Dead Letter Queues (DLQ)

These are special queues where messages that could not be processed successfully are sent. Each standard queue has its own DLQ. The DLQ name is the standard queue name with the suffix -dlq.

There are two ways how to process messages in the DLQ:

  • via the Admin UI, where you can view, requeue and delete messages in the DLQ. Learn more in the Admin UI guide.
  • via the API, where you can receive and delete messages in the DLQ. Basically, as with standard queues, just use the DLQ name.

By default, DLQs have a TTL of 168 hours (7 days), which means that messages that are not processed within 7 days will be deleted. You can change the TTL by setting the FORQ_DLQ_TTL_HOURS environment variable.

If you are interested to learn more about internal implementation of queues, check out the Internals Guide.

Messages

Messages in Forq are strings, with a maximum size of 256 KB. Forq is chill about the message content, so you can send any string you want, including JSON, XML, or plain text.

Message Lifecycle

A message in Forq goes through the following states:

  1. Ready: The message is in the queue and is available to be received by a consumer.
  2. Processing: The message has been received by a consumer, but has not yet been acknowledged. The message is hidden from other consumers.
  3. Acknowledged: This is a virtual state, as once acknowledged, the message is deleted from the queue.
  4. Unacknowledged: Another virtual state that means that the message was explicitly unacknowledged (via the Nack endpoint). The message is moved back to the Ready state if there are still retries left, otherwise it is marked as Failed.
  5. Stale: Yet another virtual state that means that the message has been received by a consumer, but has not been acknowledged within the processing timeout. The message is moved back to the Ready state if there are still retries left, otherwise it is marked as Failed.
  6. Failed: The message has exhausted all its retries. For the standard queues, the message is moved to the DLQ. For the DLQs, the message is permanently deleted.
  7. Expired: Yet another virtual state that means that the message has exceeded its TTL. For the standard queues, the message is moved to the DLQ. For the DLQs, the message is permanently deleted.
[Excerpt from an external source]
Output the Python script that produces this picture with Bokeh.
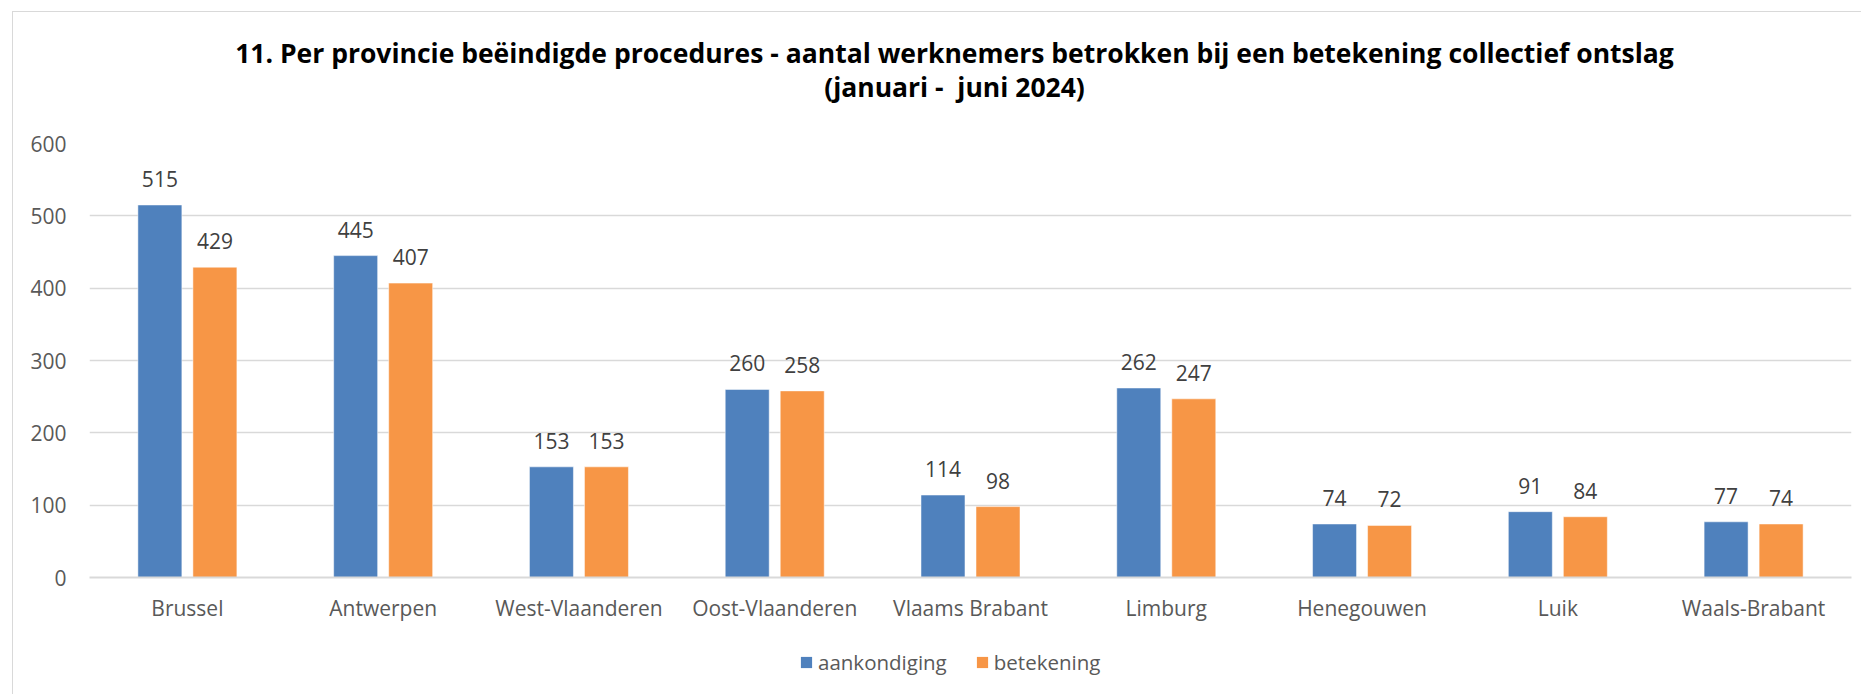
from bokeh.plotting import figure
from bokeh.layouts import column
from bokeh.models import (ColumnDataSource, FactorRange, Range1d, FixedTicker, Legend, LegendItem)
from bokeh.transform import dodge
from bokeh.core.properties import value
from bokeh.embed import file_html
from bokeh.resources import INLINE

categories = ["Brussel", "Antwerpen", "West-Vlaanderen", "Oost-Vlaanderen", "Vlaams Brabant",
              "Limburg", "Henegouwen", "Luik", "Waals-Brabant"]
aankondiging = [515, 445, 153, 260, 114, 262, 74, 91, 77]
betekening = [429, 407, 153, 258, 98, 247, 72, 84, 74]
series_names = ["aankondiging", "betekening"]
y_ticks = [0, 100, 200, 300, 400, 500, 600]
title_lines = ["11. Per provincie beëindigde procedures - aantal werknemers betrokken bij een betekening collectief ontslag",
               "(januari -\u00a0 juni 2024)"]

BLUE = "#4F81BD"
ORANGE = "#F79646"
FONT = "Open Sans"
W = 1848
FRAME_W = 1762  # frames of the stacked figures are aligned to the main chart's frame

# ---------------- title strip ----------------
pt = figure(width=W, height=110, x_range=Range1d(0, FRAME_W), y_range=Range1d(110, 0),
            min_border=0, x_axis_location=None, y_axis_location=None,
            output_backend="svg", toolbar_location=None)
pt.grid.visible = False
pt.outline_line_color = None
pt.text(x=[865, 865], y=[40, 74], text=title_lines, text_align="center",
        text_baseline="alphabetic", text_font=value(FONT), text_font_style="bold",
        text_font_size="26.5px", text_color="black")

# ---------------- main chart ----------------
src = ColumnDataSource(dict(
    cat=categories,
    a=aankondiging,
    b=betekening,
    a_txt=[str(v) for v in aankondiging],
    b_txt=[str(v) for v in betekening],
))

p = figure(
    x_range=FactorRange(*categories),
    y_range=Range1d(0, 600),
    width=W, height=515,
    min_border_left=76, min_border_top=21, min_border_right=10, min_border_bottom=60,
    output_backend="svg", toolbar_location=None,
)
p.outline_line_color = None
p.background_fill_color = "white"

bw = 0.2247
off = 0.1405
ra = p.vbar(x=dodge("cat", -off, range=p.x_range), top="a", width=bw, source=src,
            fill_color=BLUE, line_color="white", line_alpha=0.5, line_width=1)
rb = p.vbar(x=dodge("cat", off, range=p.x_range), top="b", width=bw, source=src,
            fill_color=ORANGE, line_color="white", line_alpha=0.5, line_width=1)

p.text(x=dodge("cat", -off, range=p.x_range), y="a", text="a_txt", source=src,
       text_align="center", text_baseline="alphabetic", y_offset=-26,
       text_font=value(FONT), text_font_size="21px", text_color="#404040")
p.text(x=dodge("cat", off, range=p.x_range), y="b", text="b_txt", source=src,
       text_align="center", text_baseline="alphabetic", y_offset=-26,
       text_font=value(FONT), text_font_size="21px", text_color="#404040")

p.yaxis.ticker = FixedTicker(ticks=y_ticks)
p.yaxis.axis_line_color = None
p.yaxis.major_tick_line_color = None
p.yaxis.minor_tick_line_color = None
p.yaxis.major_tick_out = 0
p.yaxis.major_label_standoff = 23
p.yaxis.major_label_text_font = FONT
p.yaxis.major_label_text_font_size = "21px"
p.yaxis.major_label_text_color = "#595959"

p.xaxis.axis_line_color = "#D9D9D9"
p.xaxis.axis_line_width = 2
p.xaxis.major_tick_line_color = None
p.xaxis.minor_tick_line_color = None
p.xaxis.major_tick_out = 0
p.xaxis.major_label_standoff = 16
p.xaxis.major_label_text_font = FONT
p.xaxis.major_label_text_font_size = "21px"
p.xaxis.major_label_text_color = "#595959"

p.xgrid.grid_line_color = None
p.ygrid.grid_line_color = "#D9D9D9"
p.ygrid.grid_line_width = 1.5

# ---------------- legend strip ----------------
pl = figure(width=W, height=57, x_range=Range1d(0, 1), y_range=Range1d(0, 1),
            min_border=0, x_axis_location=None, y_axis_location=None,
            output_backend="svg", toolbar_location=None)
pl.grid.visible = False
pl.outline_line_color = None
la = pl.vbar(x=[0.5], top=[0], bottom=[0], width=0.0, fill_color=BLUE, line_color=None)
lb = pl.vbar(x=[0.5], top=[0], bottom=[0], width=0.0, fill_color=ORANGE, line_color=None)
legend = Legend(items=[LegendItem(label=series_names[0], renderers=[la]),
                       LegendItem(label=series_names[1], renderers=[lb])],
                orientation="horizontal", location=(710, 18),
                glyph_width=14, glyph_height=14, label_standoff=5, spacing=28,
                padding=0, margin=0,
                label_text_font=FONT, label_text_font_size="20.5px", label_text_color="#595959",
                border_line_alpha=0, background_fill_alpha=0)
pl.add_layout(legend, "center")

layout = column(pt, p, pl, spacing=0,
                styles={"margin-top": "11px", "margin-left": "12px",
                        "border-left": "1px solid #D9D9D9", "border-top": "1px solid #D9D9D9"})

open("out.html", "w").write(file_html(layout, INLINE))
“Virtual state” means that if you look at the DB, there won’t be such a state there. For DB, the message is either Ready, Processing, or Failed. The other states are just a way to describe the message lifecycle.
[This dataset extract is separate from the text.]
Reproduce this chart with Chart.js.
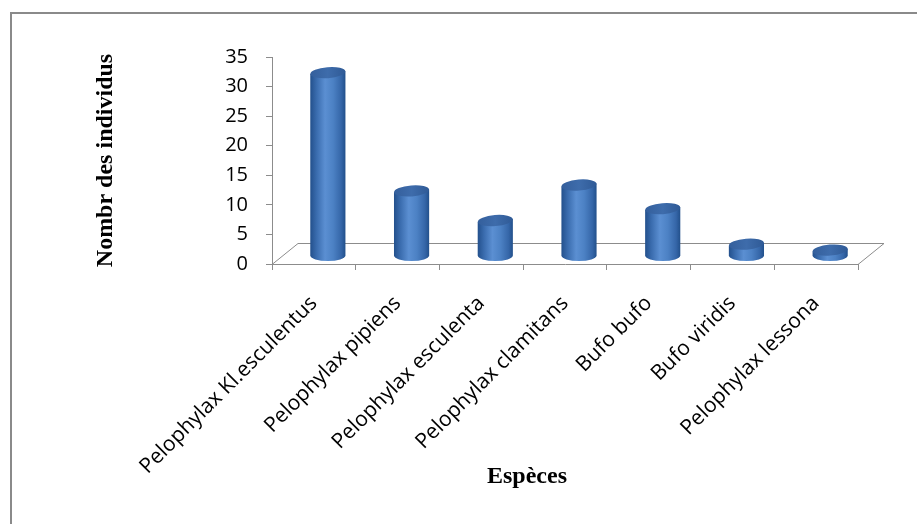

Things that you should know (and do)

No built-in rate limiting

Forq uses HTTP protocol for its API, which means that you can use any HTTP client to interact with it. Which makes it exposable to the attacks, like DDoS.

Forq doesn’t have any built-in rate limiting, so that’s on you. If you are running Forq in production, make sure to put it behind a reverse proxy (like Nginx or Traefik), Load Balancer or Cloudflare, and enable rate limiting there.
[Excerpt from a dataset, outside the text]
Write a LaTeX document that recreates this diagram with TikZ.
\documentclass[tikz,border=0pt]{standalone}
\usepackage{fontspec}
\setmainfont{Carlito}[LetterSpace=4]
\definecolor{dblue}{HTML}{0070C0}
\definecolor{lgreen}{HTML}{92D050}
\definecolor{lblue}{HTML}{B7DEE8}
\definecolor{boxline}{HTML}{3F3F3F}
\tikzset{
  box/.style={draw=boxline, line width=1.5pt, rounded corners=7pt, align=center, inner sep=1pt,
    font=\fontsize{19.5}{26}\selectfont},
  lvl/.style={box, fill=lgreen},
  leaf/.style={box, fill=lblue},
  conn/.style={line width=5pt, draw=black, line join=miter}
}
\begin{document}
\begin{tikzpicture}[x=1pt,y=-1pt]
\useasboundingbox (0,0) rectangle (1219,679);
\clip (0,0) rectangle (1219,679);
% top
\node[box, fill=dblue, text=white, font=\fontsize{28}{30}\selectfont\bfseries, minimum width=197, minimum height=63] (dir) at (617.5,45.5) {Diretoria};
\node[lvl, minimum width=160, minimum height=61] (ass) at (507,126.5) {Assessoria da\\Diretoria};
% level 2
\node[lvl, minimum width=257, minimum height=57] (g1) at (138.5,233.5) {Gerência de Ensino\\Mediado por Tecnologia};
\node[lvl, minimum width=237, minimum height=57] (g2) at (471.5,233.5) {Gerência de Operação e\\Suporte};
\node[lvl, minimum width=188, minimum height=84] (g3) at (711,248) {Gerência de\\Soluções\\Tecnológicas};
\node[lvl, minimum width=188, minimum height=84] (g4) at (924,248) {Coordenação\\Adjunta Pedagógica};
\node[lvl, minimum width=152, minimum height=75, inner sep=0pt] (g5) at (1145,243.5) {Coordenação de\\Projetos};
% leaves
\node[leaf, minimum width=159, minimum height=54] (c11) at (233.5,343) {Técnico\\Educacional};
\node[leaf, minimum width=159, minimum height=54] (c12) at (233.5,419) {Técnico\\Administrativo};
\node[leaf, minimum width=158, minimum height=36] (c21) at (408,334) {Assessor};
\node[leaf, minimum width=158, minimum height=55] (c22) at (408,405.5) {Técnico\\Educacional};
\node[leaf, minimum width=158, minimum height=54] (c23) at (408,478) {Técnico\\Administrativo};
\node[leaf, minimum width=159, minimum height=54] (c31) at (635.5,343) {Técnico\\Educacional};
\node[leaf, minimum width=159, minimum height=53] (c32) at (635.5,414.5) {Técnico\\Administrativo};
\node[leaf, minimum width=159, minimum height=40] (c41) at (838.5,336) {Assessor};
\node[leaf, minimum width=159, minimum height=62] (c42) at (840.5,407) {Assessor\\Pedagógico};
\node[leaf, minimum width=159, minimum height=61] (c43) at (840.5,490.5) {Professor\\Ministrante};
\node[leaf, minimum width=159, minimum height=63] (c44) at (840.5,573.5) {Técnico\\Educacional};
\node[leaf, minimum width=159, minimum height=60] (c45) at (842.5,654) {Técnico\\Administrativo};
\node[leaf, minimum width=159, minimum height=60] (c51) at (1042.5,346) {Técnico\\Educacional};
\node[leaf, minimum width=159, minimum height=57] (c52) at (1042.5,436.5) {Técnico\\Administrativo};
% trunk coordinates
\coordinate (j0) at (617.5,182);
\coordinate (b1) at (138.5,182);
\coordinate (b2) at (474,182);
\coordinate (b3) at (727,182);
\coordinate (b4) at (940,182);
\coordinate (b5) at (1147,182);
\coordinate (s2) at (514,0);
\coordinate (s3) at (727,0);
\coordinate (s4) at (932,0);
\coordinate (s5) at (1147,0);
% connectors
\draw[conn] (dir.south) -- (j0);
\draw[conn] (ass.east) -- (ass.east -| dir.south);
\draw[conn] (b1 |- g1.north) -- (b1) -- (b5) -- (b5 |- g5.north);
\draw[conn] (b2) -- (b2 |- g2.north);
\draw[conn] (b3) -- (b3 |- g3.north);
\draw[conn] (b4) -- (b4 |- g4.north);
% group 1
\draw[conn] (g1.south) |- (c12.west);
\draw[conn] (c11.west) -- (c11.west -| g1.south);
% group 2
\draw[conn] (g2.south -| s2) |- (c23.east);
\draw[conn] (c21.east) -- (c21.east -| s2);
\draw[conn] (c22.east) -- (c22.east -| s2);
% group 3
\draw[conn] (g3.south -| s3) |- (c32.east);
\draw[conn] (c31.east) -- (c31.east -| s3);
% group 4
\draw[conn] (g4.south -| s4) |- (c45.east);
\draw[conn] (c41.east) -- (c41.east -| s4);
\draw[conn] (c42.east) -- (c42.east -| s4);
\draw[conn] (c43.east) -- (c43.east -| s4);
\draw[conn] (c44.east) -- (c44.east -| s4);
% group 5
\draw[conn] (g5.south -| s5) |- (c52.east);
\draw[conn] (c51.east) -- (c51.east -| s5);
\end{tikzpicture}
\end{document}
No built-in backup and restore

Forq uses SQLite as its DB, which is a file-based DB. When you run the Forq server, the logs will tell you where the DB files are located (it depends on the OS). It’s your task to back those files.

It’s not the best idea to simply copy those files. Instead, SQLite has a built-in backup API that you can use to create a consistent backup of the DB. You can find more information about it in the SQLite documentation.

It’s basically smth like this (if you are in the same directory where forq.db is located):

now = date +"%Y%m%d%H%M%S"
sqlite3 forq.db ".backup 'forq_backup_$now.db'"

Use the backup API together with a cron job to create regular backups of the DB. Built-in Linux cron is good enough for that. It’s a good idea to back up files to a remote location, like Cloudflare R2, AWS S3, Google Cloud Storage, or any other place outside the server where Forq is running.

If that sounds too complicated, ask AI to assist, it’s just a few lines of Bash script.